◆ **RECORDS SUPPLIED**:
::::::::
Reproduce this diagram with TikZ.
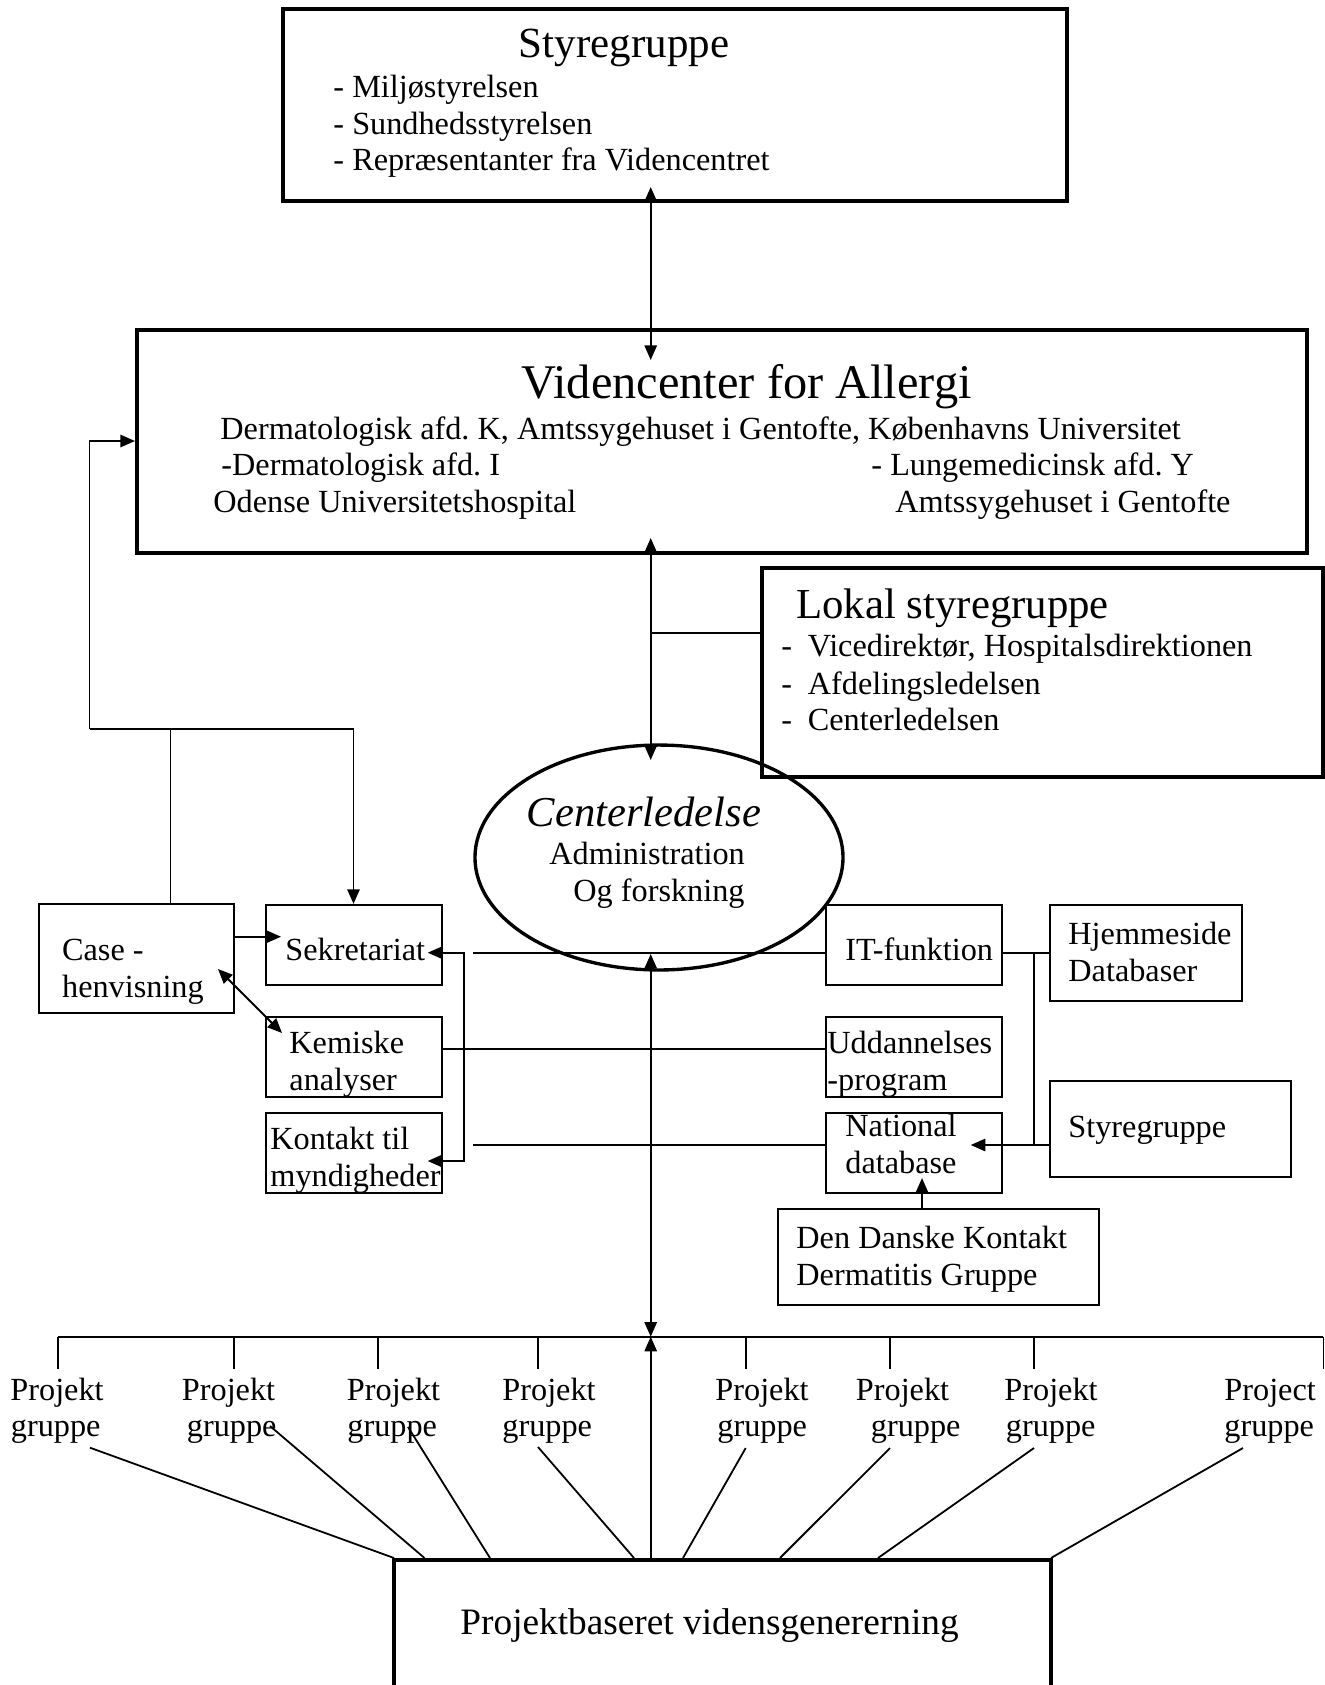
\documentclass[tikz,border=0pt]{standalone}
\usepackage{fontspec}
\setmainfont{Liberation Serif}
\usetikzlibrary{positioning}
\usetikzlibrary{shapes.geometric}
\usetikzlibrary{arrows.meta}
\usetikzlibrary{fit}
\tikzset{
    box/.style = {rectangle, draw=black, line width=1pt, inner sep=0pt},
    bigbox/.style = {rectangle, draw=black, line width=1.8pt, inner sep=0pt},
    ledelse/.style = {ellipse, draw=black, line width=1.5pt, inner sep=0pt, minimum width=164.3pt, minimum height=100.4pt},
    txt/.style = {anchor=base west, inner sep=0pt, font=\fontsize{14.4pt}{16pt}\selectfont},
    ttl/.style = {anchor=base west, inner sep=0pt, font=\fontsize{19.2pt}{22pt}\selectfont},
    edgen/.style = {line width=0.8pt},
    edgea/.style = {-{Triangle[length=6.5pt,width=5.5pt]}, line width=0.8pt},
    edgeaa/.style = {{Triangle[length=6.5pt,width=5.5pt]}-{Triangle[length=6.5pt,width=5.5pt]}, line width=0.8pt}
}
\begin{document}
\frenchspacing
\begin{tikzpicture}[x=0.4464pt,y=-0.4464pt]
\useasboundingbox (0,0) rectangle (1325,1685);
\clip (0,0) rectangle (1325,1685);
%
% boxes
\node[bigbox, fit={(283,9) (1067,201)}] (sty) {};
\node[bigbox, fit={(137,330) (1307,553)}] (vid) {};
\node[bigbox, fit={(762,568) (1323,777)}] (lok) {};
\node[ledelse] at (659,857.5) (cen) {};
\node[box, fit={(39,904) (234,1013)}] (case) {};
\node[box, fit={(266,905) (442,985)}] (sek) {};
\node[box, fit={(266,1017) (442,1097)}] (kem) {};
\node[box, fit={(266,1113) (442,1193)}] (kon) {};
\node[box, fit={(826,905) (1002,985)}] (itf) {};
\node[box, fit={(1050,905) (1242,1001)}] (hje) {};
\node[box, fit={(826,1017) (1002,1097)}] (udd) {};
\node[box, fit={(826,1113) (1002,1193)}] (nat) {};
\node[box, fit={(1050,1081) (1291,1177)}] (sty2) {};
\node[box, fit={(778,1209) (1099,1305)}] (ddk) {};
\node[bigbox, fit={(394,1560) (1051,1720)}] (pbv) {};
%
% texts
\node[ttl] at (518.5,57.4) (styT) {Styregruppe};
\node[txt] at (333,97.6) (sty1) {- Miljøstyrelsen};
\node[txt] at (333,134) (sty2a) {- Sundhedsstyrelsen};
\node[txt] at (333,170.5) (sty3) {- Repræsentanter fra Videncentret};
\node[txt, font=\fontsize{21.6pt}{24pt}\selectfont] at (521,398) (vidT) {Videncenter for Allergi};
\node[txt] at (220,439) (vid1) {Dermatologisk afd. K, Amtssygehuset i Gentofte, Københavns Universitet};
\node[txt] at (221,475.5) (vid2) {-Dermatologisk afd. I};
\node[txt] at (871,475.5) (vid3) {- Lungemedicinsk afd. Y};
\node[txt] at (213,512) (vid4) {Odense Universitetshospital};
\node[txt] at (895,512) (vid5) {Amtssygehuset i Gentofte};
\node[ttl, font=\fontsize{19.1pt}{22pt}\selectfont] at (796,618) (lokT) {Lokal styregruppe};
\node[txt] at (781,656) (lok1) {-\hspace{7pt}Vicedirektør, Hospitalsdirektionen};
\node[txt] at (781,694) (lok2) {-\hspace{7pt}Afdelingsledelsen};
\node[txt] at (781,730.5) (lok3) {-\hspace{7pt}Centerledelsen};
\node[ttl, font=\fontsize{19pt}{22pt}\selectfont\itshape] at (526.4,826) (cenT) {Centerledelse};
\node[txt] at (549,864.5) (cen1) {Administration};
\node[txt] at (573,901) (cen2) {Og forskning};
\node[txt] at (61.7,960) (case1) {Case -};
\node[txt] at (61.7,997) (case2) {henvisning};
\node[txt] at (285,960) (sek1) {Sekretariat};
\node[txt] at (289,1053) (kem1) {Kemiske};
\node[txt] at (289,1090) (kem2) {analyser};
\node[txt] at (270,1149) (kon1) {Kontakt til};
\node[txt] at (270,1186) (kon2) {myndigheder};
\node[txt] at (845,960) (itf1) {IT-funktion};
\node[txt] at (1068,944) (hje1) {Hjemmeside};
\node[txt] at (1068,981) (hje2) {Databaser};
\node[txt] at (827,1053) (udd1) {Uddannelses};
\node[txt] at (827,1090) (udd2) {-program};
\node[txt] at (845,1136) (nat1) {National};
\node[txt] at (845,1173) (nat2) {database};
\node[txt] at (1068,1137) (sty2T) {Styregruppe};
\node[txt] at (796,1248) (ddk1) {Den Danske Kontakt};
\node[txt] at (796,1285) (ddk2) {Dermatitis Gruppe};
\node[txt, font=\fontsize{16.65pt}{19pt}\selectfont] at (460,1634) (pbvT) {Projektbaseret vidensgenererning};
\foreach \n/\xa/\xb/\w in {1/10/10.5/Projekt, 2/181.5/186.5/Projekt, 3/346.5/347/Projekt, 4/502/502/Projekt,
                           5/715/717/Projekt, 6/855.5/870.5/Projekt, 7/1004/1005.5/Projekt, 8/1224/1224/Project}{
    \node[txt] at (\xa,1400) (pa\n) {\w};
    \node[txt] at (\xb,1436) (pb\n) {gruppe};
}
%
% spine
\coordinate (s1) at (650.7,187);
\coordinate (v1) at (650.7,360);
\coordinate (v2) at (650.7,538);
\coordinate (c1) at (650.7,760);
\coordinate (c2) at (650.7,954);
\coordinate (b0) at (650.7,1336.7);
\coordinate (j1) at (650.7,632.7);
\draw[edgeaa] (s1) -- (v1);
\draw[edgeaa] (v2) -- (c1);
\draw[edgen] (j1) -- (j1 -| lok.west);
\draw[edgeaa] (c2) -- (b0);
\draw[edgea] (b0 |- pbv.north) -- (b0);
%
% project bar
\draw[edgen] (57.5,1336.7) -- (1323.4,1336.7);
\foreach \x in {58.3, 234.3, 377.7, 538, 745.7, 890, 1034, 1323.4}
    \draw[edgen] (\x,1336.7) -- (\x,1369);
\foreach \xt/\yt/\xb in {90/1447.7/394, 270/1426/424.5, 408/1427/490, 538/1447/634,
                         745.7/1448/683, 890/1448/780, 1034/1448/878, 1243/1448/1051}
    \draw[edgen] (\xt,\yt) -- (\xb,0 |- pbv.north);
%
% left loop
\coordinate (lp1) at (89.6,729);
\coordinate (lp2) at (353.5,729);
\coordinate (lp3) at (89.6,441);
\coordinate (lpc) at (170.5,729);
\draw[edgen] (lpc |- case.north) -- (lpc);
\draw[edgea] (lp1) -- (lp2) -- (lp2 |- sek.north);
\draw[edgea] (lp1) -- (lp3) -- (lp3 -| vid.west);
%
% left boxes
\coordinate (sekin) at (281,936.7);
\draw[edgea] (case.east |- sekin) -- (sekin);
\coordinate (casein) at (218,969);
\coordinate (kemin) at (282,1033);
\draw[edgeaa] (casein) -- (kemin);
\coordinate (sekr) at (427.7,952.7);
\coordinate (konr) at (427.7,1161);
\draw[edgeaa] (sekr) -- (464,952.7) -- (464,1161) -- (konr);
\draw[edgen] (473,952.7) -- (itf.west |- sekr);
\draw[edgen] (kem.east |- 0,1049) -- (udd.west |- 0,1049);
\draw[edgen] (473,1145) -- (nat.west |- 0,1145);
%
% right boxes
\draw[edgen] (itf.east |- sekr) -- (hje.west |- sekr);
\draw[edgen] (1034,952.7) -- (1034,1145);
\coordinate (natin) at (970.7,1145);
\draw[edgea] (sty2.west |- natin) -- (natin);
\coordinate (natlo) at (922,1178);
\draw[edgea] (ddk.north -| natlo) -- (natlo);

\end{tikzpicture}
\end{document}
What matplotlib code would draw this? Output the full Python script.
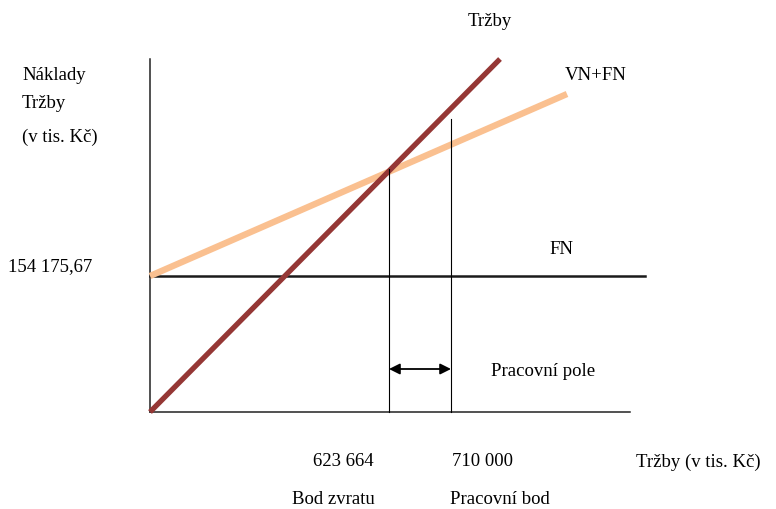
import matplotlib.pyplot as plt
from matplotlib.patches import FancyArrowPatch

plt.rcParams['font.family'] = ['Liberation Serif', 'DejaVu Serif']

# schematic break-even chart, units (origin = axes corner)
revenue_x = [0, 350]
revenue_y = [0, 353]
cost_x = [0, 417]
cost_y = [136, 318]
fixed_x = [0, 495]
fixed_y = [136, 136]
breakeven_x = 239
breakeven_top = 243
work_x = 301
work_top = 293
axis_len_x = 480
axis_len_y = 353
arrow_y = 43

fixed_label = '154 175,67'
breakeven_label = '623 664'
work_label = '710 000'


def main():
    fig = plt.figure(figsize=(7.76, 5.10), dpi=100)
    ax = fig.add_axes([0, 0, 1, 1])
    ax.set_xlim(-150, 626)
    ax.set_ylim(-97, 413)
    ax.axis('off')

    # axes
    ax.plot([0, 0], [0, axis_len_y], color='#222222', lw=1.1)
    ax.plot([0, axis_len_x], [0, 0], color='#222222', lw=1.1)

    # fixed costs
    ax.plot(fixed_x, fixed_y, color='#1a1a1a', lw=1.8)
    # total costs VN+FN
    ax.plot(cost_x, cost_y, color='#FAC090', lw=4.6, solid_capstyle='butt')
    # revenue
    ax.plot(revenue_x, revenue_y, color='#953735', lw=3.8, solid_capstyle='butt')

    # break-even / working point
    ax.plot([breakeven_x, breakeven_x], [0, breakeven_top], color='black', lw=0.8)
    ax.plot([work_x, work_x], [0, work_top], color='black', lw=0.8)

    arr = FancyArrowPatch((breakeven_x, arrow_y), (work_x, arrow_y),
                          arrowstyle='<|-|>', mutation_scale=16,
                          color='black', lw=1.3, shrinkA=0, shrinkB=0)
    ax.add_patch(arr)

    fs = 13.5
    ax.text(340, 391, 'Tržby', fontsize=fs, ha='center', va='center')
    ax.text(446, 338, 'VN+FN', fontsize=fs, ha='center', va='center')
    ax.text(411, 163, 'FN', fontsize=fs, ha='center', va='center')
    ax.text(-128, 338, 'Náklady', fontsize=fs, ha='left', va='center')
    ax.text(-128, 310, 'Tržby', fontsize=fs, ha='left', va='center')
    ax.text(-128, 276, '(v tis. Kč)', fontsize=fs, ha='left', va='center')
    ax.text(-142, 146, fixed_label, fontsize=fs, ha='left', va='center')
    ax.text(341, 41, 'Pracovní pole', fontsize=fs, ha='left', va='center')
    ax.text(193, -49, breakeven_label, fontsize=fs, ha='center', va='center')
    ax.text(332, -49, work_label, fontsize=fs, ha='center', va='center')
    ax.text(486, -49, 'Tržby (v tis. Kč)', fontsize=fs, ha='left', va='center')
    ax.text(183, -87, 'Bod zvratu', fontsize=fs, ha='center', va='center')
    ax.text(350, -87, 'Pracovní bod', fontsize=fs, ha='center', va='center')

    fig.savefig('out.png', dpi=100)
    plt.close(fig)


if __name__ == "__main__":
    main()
::::::::
◆ **YOUR GOAL**:
Nothing but the lines from the one containing "What matplotlib code" through the one containing "plt.rcParams['font.family'] = ['Liberation" should appear in your copy, exactly as written and without pictures.

◆ **ANSWER IN FULL**:
What matplotlib code would draw this? Output the full Python script.
import matplotlib.pyplot as plt
from matplotlib.patches import FancyArrowPatch

plt.rcParams['font.family'] = ['Liberation Serif', 'DejaVu Serif']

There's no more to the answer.